* Begin *

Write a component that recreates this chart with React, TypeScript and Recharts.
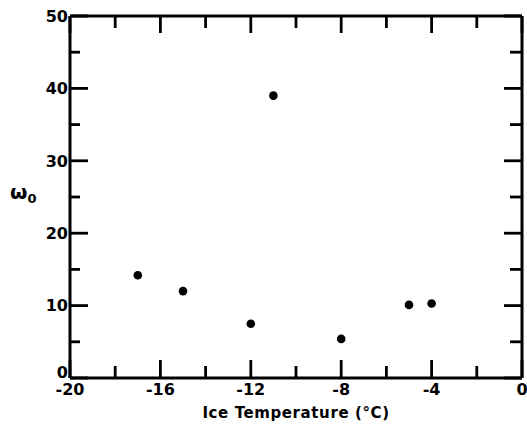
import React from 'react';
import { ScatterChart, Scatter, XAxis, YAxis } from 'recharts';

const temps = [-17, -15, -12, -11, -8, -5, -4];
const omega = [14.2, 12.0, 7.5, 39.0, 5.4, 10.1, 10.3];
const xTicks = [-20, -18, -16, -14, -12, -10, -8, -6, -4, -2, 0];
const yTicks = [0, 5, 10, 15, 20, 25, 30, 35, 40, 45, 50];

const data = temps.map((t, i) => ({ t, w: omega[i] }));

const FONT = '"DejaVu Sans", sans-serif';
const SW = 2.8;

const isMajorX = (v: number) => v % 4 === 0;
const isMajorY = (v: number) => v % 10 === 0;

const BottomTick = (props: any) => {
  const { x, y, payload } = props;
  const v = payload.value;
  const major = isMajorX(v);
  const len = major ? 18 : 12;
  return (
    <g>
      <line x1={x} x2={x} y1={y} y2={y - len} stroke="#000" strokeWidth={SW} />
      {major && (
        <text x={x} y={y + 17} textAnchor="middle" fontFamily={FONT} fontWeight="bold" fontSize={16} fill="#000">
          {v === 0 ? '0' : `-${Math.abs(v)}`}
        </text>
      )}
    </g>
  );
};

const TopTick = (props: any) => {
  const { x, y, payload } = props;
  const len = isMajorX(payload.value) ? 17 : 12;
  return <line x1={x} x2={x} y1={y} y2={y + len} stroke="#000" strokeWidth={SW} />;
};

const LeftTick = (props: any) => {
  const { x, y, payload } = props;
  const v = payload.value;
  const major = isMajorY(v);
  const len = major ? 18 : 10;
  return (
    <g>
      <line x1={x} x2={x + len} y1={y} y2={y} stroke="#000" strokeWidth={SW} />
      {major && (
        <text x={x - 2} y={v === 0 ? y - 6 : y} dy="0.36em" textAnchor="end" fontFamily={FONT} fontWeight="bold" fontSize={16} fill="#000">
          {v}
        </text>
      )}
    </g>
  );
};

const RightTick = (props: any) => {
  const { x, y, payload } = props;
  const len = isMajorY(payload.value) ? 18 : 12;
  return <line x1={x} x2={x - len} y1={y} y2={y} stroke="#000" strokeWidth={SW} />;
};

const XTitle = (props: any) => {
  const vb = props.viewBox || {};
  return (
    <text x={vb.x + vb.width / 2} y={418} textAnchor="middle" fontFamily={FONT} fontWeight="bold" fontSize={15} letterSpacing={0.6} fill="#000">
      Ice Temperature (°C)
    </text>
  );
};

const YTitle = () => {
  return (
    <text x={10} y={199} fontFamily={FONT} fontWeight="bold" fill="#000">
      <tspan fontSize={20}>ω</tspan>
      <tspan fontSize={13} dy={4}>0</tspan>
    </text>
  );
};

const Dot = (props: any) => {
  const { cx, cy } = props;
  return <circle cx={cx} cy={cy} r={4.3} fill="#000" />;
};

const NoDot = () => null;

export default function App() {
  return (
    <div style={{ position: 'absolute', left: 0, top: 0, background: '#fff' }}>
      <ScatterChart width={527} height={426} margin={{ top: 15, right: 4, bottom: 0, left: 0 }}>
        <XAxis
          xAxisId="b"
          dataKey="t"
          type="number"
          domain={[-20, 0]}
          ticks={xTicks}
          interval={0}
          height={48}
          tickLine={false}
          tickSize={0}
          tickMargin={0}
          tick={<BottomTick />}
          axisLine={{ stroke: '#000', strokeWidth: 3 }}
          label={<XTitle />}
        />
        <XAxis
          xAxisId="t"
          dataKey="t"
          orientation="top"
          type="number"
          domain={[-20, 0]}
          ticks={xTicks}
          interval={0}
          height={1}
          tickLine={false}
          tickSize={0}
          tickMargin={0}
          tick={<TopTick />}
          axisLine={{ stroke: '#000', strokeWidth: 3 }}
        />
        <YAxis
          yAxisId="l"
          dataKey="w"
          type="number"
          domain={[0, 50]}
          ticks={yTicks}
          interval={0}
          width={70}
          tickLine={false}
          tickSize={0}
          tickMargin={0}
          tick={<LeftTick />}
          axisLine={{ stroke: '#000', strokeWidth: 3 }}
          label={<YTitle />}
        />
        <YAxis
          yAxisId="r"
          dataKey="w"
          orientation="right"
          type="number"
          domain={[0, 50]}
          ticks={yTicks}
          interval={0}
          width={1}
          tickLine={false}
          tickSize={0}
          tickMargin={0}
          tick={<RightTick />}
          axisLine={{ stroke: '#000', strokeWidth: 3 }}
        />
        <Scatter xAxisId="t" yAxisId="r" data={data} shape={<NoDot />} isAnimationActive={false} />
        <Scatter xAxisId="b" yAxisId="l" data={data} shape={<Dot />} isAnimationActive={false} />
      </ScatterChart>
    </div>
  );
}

* End *

**GIVEN REQUEST:** Pictures stay out. Repeat only the lines from the beginning of the data through the line that has "Scatter, XAxis, YAxis".

**OUTPUT BELOW:**
Write a component that recreates this chart with React, TypeScript and Recharts.
import React from 'react';
import { ScatterChart, Scatter, XAxis, YAxis } from 'recharts';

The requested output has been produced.